Go over the listing below line by line and tally those containing "code". Give only the tally.
** Start **
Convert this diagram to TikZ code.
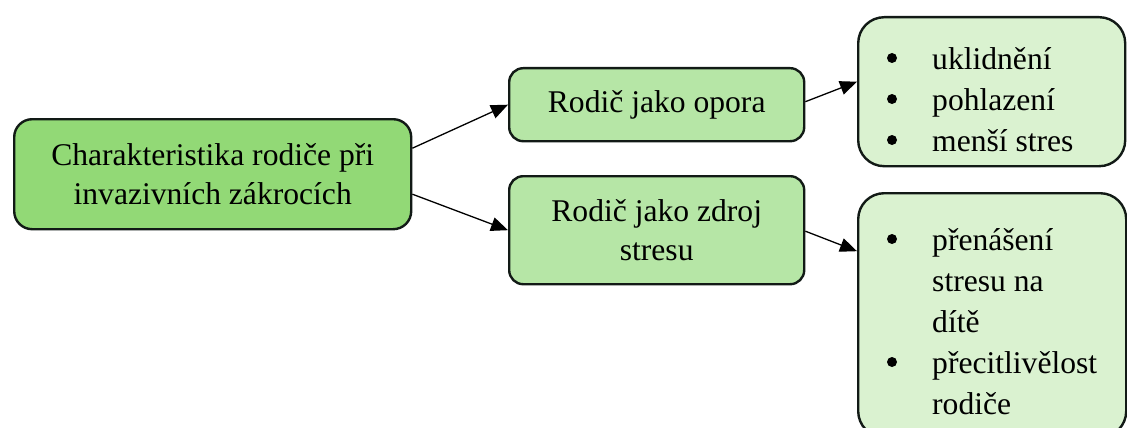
\documentclass[tikz,border=0pt]{standalone}
\usepackage{fontspec}
\setmainfont{Liberation Serif}
\usetikzlibrary{arrows.meta}

\definecolor{rootgreen}{RGB}{146,217,118}
\definecolor{midgreen}{RGB}{182,230,166}
\definecolor{leafgreen}{RGB}{218,242,208}
\definecolor{boxedge}{RGB}{18,26,22}

\newcommand\diagfont{\fontsize{31.6}{39}\selectfont}
\newcommand\listfont{\fontsize{31.6}{41}\selectfont}

\begin{document}
\begin{tikzpicture}[x=1pt,y=-1pt,
  box/.style={draw=boxedge, line width=2.4pt, rounded corners=#1,
    inner sep=0pt, anchor=north west, align=center, font=\diagfont},
  listtext/.style={inner sep=0pt, anchor=base west, font=\listfont},
  dot/.style={fill=black},
  conn/.style={line width=1.3pt, -{Triangle[length=17pt,width=14pt]}}]

\useasboundingbox (0,0) rectangle (1127,428);

% boxes
\node[box=18pt, fill=rootgreen, minimum width=397pt, minimum height=110pt]
  (root) at (13,118) {Charakteristika rodiče při\\invazivních zákrocích};
\node[box=14pt, fill=midgreen, minimum width=295pt, minimum height=73pt]
  (opora) at (508,67) {Rodič jako opora};
\node[box=14pt, fill=midgreen, minimum width=295pt, minimum height=108pt]
  (zdroj) at (508,175) {Rodič jako zdroj\\stresu};
\node[box=26pt, fill=leafgreen, minimum width=267pt, minimum height=149pt]
  (klid) at (857,16) {};
\node[box=26pt, fill=leafgreen, minimum width=268pt, minimum height=244pt]
  (stres) at (857,192) {};

% bullet lists
\node[listtext] (klidlist) at (932,70)
  {\begin{tabular}[t]{@{}l@{}}
    uklidnění\\
    pohlazení\\
    menší stres
  \end{tabular}};
\node[listtext] (streslist) at (932,250)
  {\begin{tabular}[t]{@{}l@{}}
    přenášení\\
    stresu na\\
    dítě\\
    přecitlivělost\\
    rodiče
  \end{tabular}};

% bullet marks
\foreach \y in {58,99,140} \fill[dot] (892,\y) circle (5pt);
\foreach \y in {239,362} \fill[dot] (892,\y) circle (5pt);

% connectors
\draw[conn] ([yshift=26pt]root.east) -- (opora.west);
\draw[conn] ([yshift=-20pt]root.east) -- (zdroj.west);
\draw[conn] ([yshift=3pt]opora.east) -- ([yshift=10pt]klid.west);
\draw[conn] ([yshift=-1pt]zdroj.east) -- ([yshift=64pt]stres.west);
\end{tikzpicture}
\end{document}
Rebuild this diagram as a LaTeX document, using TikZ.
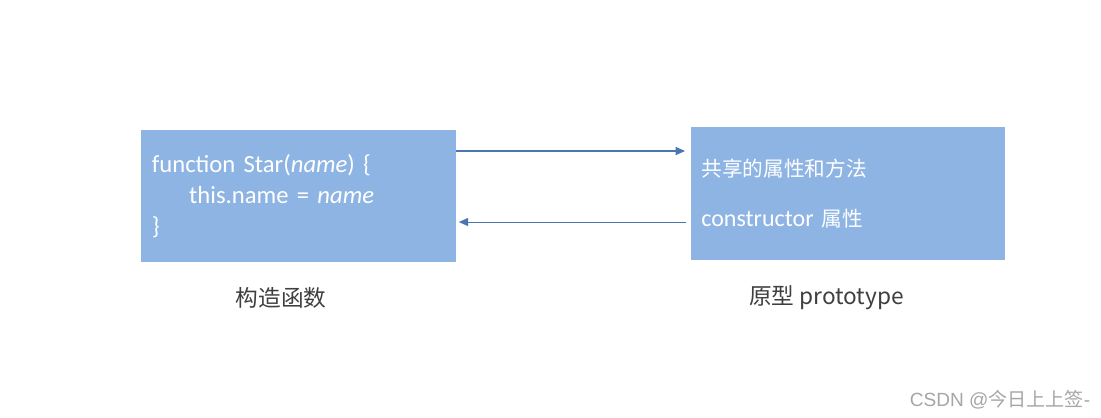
\documentclass[tikz,border=0pt]{standalone}
\usepackage{fontspec}
\setmainfont{Carlito}
\newfontfamily\cjk{Noto Sans CJK SC}
\newfontfamily\wm{Liberation Sans}
\usepackage{xcolor}
\usepackage{tikz}
\usetikzlibrary{arrows.meta,positioning}
\definecolor{boxblue}{HTML}{8EB4E3}
\definecolor{arrowblue}{HTML}{4A76B4}
\definecolor{labelgray}{HTML}{3F3F3F}
\definecolor{markgray}{HTML}{A6A6A6}
\tikzset{card/.style={fill=boxblue,text=white,minimum width=236pt,minimum height=99pt,inner xsep=8pt,align=left,anchor=center},link/.style={-{Triangle[length=7pt,width=6pt]},draw=arrowblue,line width=.8pt},caption/.style={text=labelgray,font=\cjk\fontsize{17pt}{20pt}\selectfont}}

\begin{document}
\begin{tikzpicture}[x=0.75pt,y=-0.75pt]
\useasboundingbox[fill=white] (0,0) rectangle (1101,418);
\node[card,font=\fontsize{18.5pt}{23.5pt}\selectfont,text width=220pt] (ctor) at (298.5,196) {function Star(\textit{name}) \{\\\hspace*{28pt}this.name = \textit{name}\\\}};
\node[card,font=\fontsize{18pt}{37pt}\selectfont,text width=220pt,minimum height=100pt] (proto) at (848,193.5) {{\cjk\fontsize{15.5pt}{37pt}\selectfont 共享的属性和方法}\\constructor {\cjk\fontsize{15.5pt}{37pt}\selectfont 属性}};
% arrow ends
\coordinate (toptail) at ([yshift=33.75pt]ctor.east);
\coordinate (tophead) at ([xshift=-4pt]proto.west |- toptail);
\coordinate (lowtail) at ([yshift=-21.4pt,xshift=-3pt]proto.west);
\coordinate (lowhead) at ([xshift=2pt]ctor.east |- lowtail);
\draw[link] (toptail) -- (tophead);
\draw[link] (lowtail) -- (lowhead);
\node[caption] (ctorlabel) at (281,298) {构造函数};
\node[caption] (protolabel) at (826.5,298) {原型 prototype};
\node[text=markgray,font=\wm\fontsize{14.3pt}{16pt}\selectfont] (mark) at (1000,400) {CSDN @{\cjk 今日上上签}-};
\end{tikzpicture}
\end{document}
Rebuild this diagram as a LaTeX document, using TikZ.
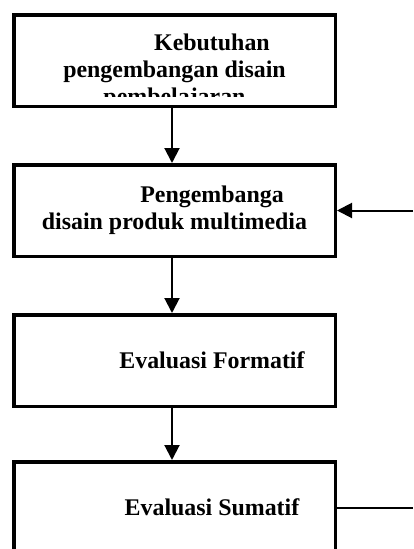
\documentclass[tikz,border=0pt]{standalone}
\usepackage{fontspec}
\setmainfont{Liberation Serif}
\usetikzlibrary{arrows.meta}
\newcommand{\geser}{\hspace*{75pt}}

\begin{document}
\begin{tikzpicture}[x=1pt,y=-1pt,font=\fontsize{23.9}{27}\selectfont\bfseries,
  kotak/.style={draw,line width=3.5pt,minimum width=321.5pt,minimum height=91.5pt,inner sep=0pt,align=center},
  panah/.style={line width=2pt,-{Triangle[width=15pt,length=15pt]}}]
\useasboundingbox (0,0) rectangle (413,549);
\node[kotak] (keb) at (174.5,60.5) {};
\begin{scope}
\clip (16,16) rectangle (333,96.7);
\node[align=center,inner sep=0pt,anchor=north] (kebteks) at (174.5,33.5) {\geser Kebutuhan\\pengembangan disain\\pembelajaran};
\end{scope}
\node[kotak] (desain) at (174.5,210.5) {\geser Pengembanga\\disain produk multimedia};
\node[kotak] (formatif) at (174.5,360.5) {\geser Evaluasi Formatif};
\node[kotak] (sumatif) at (174.5,507.5) {\geser Evaluasi Sumatif};
\coordinate (balik) at (413,210.5);
\coordinate (keluar) at (413,507.5);
\draw[panah] ([xshift=-2.5pt]keb.south) -- ([xshift=-2.5pt]desain.north);
\draw[panah] ([xshift=-2.5pt]desain.south) -- ([xshift=-2.5pt]formatif.north);
\draw[panah] ([xshift=-2.5pt]formatif.south) -- ([xshift=-2.5pt]sumatif.north);
\draw[panah] (balik) -- (desain.east);
\draw[line width=2pt] (sumatif.east) -- (keluar);
\end{tikzpicture}
\end{document}
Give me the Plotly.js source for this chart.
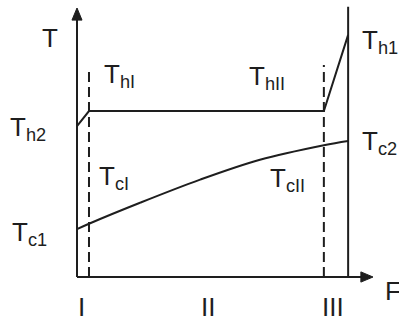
<!DOCTYPE html>
<html>
<head>
<meta charset="utf-8">
<script src="https://cdn.plot.ly/plotly-3.0.1.min.js"></script>
<style>html,body{margin:0;padding:0;background:#fff;}#chart{width:399px;height:325px;}</style>
</head>
<body>
<div id="chart"></div>
<script>
// Schematic data (F along flow, T temperature, arbitrary units 0..100)
var hotF = [0, 4.05, 83.4, 91.6];
var hotT = [56.1, 61.7, 61.7, 90.0];
var coldF = [0, 4.05, 21.3, 41.6, 61.8, 83.4, 91.6];
var coldT = [17.8, 19.8, 27.6, 36.2, 43.6, 49.0, 50.6];
var stageF = [4.05, 83.4];        // boundaries of zones I | II | III
var stageTop = [78.1, 78.8];
var wallF = 91.6;
var zoneLabels = ['I', 'II', 'III'];
var tempLabels = ['T<sub>h2</sub>', 'T<sub>c1</sub>', 'T<sub>hI</sub>', 'T<sub>cI</sub>',
                  'T<sub>hII</sub>', 'T<sub>cII</sub>', 'T<sub>h1</sub>', 'T<sub>c2</sub>'];

var SX = 2.96, SY = 2.69, OX = 77, OY = 277;
function fx(px){ return (px - OX) / SX; }
function fy(py){ return (OY - py) / SY; }

var ink = '#1e1e1e';
var fnt = {family: '"Liberation Sans", Arial, sans-serif', size: 26, color: ink};

var traces = [
  {x: hotF, y: hotT, mode: 'lines', line: {color: ink, width: 2}, hoverinfo: 'skip'},
  {x: coldF, y: coldT, mode: 'lines', line: {color: ink, width: 2, shape: 'spline', smoothing: 1}, hoverinfo: 'skip'}
];

var shapes = [
  {type: 'line', x0: 0, x1: 0, y0: 0, y1: 96, line: {color: ink, width: 2}},
  {type: 'line', x0: 0, x1: 96, y0: 0, y1: 0, line: {color: ink, width: 2}},
  {type: 'line', x0: wallF, x1: wallF, y0: 0, y1: 100.5, line: {color: ink, width: 2}},
  {type: 'path', path: 'M0,100 L-1.7,95.5 L1.7,95.5 Z', fillcolor: ink, line: {color: ink, width: 1}},
  {type: 'path', path: 'M100,0 L95.9,1.9 L95.9,-1.9 Z', fillcolor: ink, line: {color: ink, width: 1}}
];
stageF.forEach(function(f, i){
  shapes.push({type: 'line', x0: f, x1: f, y0: 0, y1: stageTop[i], line: {color: ink, width: 2, dash: '10px,5px'}});
});

var labelPos = [[8,128],[10,233],[102,75],[97,177],[247,77],[268,179],[360,41],[360,142]];
var annotations = [];
tempLabels.forEach(function(t, i){
  annotations.push({x: fx(labelPos[i][0]), y: fy(labelPos[i][1]), text: t, showarrow: false,
    xanchor: 'left', yanchor: 'middle', font: fnt, xref: 'x', yref: 'y'});
});
annotations.push({x: fx(40), y: fy(38), text: 'T', showarrow: false, xanchor: 'left', yanchor: 'middle', font: fnt});
annotations.push({x: fx(383), y: fy(291), text: 'F', showarrow: false, xanchor: 'left', yanchor: 'middle', font: fnt});
var zonePx = [81, 208, 333];
zoneLabels.forEach(function(z, i){
  annotations.push({x: fx(zonePx[i]), y: fy(307), text: z, showarrow: false, xanchor: 'center', yanchor: 'middle', font: fnt});
});

var layout = {
  width: 399, height: 325,
  margin: {l: 0, r: 0, t: 0, b: 0, pad: 0},
  paper_bgcolor: '#fff', plot_bgcolor: '#fff',
  showlegend: false,
  xaxis: {range: [fx(0), fx(399)], visible: false, fixedrange: true},
  yaxis: {range: [fy(325), fy(0)], visible: false, fixedrange: true},
  shapes: shapes,
  annotations: annotations
};
Plotly.newPlot('chart', traces, layout, {staticPlot: true, displayModeBar: false});
</script>
</body>
</html>
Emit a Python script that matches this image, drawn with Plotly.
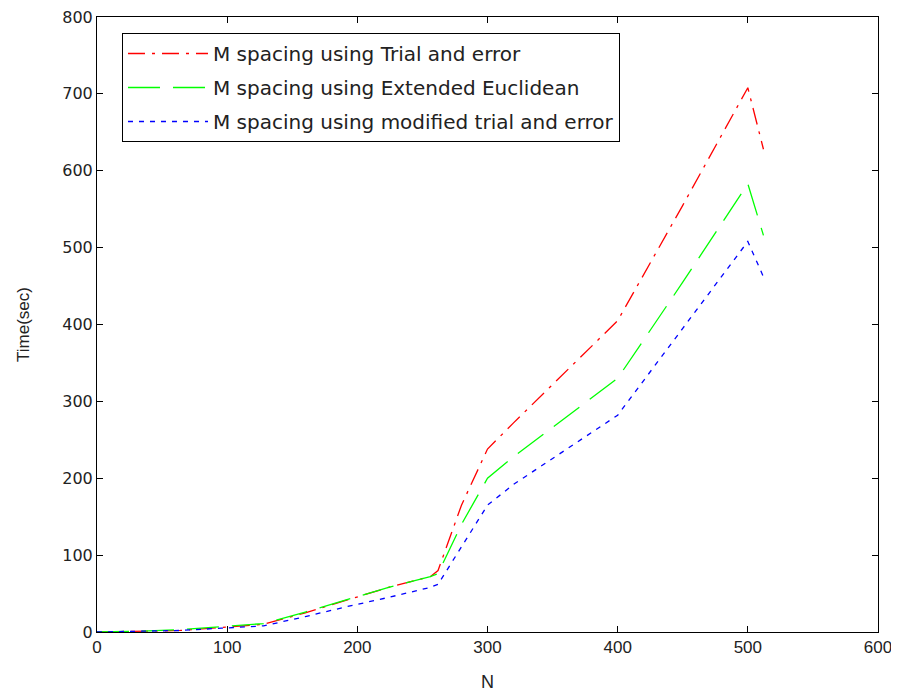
import plotly.graph_objects as go

N = [0, 16, 32, 64, 96, 128, 160, 192, 224, 256, 262, 280, 300, 320, 400, 450, 500, 512]
trial = [0, 0.5, 1, 2, 6, 10, 25, 42, 58, 72, 80, 165, 238, 272, 405, 555, 708, 628]
euclid = [0, 0.5, 1, 3, 7, 11, 26, 42, 58, 72, 76, 140, 200, 228, 330, 455, 583, 516]
modified = [0, 0.5, 1, 2, 5, 8, 20, 33, 45, 58, 62, 110, 165, 192, 282, 395, 508, 462]

names = ["M spacing using Trial and error",
         "M spacing using Extended Euclidean",
         "M spacing using modified trial and error"]
x_ticks = [0, 100, 200, 300, 400, 500, 600]
y_ticks = [0, 100, 200, 300, 400, 500, 600, 700, 800]

fig = go.Figure()
fig.add_trace(go.Scatter(x=N, y=trial, mode="lines", name=names[0], legendgroup="a",
                         line=dict(color="#ff0000", width=1.3, dash="17px,7px,3px,7px")))
fig.add_trace(go.Scatter(x=N, y=euclid, mode="lines", name=names[1], legendgroup="b",
                         line=dict(color="#00ff00", width=1.3, dash="32px,13px")))
fig.add_trace(go.Scatter(x=N, y=modified, mode="lines", name=names[2], legendgroup="c",
                         line=dict(color="#0000ff", width=1.3, dash="5px,6px")))

axis_common = dict(showgrid=False, zeroline=False, showline=True, linecolor="black",
                   linewidth=1, mirror="ticks", ticks="inside", ticklen=6,
                   tickcolor="black", ticklabeloverflow="allow", automargin=False)
fig.update_xaxes(range=[0, 600], tickvals=x_ticks,
                 tickfont=dict(family="Liberation Sans", size=17, color="#222"),
                 title=dict(text="N", font=dict(family="Liberation Sans", size=18, color="#222"), standoff=18),
                 **axis_common)
fig.update_yaxes(range=[0, 800], tickvals=y_ticks,
                 tickfont=dict(family="DejaVu Sans", size=16, color="#222"),
                 title=dict(text="Time(sec)", font=dict(family="Liberation Sans", size=17, color="#222"), standoff=28),
                 **axis_common)

fig.update_layout(
    width=899, height=693,
    margin=dict(l=89, r=29, t=9, b=69),
    paper_bgcolor="white", plot_bgcolor="white",
    legend=dict(x=0.032, y=0.974, xanchor="left", yanchor="top",
                bordercolor="black", borderwidth=1, bgcolor="white",
                font=dict(family="DejaVu Sans", size=20, color="#222"),
                tracegroupgap=5, itemwidth=80),
    showlegend=True,
)

fig.write_html("out.html")
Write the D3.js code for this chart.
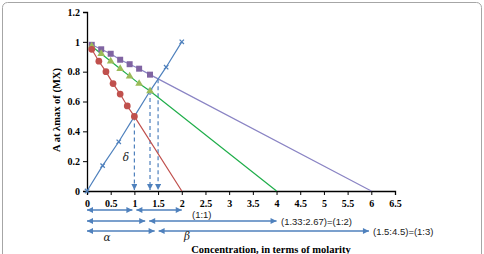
** End **
▶ [FINAL RESULT]: 2